## begin Data to use

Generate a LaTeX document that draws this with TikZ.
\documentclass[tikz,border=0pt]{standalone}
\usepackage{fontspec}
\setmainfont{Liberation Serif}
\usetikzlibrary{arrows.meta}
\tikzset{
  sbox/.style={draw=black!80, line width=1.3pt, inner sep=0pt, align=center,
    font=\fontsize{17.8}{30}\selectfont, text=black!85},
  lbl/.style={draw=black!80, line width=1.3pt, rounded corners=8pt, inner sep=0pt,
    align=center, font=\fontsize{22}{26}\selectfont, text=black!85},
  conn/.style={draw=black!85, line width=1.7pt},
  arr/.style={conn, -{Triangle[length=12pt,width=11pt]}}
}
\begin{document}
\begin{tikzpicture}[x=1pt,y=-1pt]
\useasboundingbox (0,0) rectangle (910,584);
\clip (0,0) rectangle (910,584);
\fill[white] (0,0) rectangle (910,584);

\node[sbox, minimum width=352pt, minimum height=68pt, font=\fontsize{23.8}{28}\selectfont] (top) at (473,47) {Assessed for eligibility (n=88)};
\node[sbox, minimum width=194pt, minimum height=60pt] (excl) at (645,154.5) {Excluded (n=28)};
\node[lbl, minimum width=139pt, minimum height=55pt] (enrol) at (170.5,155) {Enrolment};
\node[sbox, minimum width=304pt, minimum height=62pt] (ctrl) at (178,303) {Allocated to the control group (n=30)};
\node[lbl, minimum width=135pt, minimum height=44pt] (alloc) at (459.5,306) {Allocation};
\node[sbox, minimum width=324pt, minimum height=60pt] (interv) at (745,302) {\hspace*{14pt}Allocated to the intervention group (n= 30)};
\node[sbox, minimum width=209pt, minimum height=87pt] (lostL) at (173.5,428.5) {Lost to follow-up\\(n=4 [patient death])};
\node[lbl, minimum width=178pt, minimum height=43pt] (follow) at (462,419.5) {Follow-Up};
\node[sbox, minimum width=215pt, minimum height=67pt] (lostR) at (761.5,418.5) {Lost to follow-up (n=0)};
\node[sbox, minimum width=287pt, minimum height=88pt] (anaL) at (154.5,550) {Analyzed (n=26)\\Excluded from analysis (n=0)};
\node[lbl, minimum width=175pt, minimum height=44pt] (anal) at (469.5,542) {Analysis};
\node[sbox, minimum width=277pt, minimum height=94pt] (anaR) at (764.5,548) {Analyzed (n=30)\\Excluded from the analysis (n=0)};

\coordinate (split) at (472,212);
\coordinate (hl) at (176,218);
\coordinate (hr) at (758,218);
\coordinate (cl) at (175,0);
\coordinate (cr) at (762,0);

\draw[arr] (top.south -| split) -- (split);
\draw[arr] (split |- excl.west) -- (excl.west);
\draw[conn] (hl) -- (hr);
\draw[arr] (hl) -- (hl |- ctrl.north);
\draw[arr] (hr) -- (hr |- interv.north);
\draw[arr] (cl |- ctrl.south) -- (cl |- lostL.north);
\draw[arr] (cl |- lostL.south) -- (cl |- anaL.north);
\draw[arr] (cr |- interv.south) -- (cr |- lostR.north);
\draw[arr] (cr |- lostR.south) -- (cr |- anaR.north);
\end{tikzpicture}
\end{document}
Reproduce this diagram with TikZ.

## end Data to use

Copy out every line where the word "this" occurs.

▶ _The output_
Generate a LaTeX document that draws this with TikZ.
Reproduce this diagram with TikZ.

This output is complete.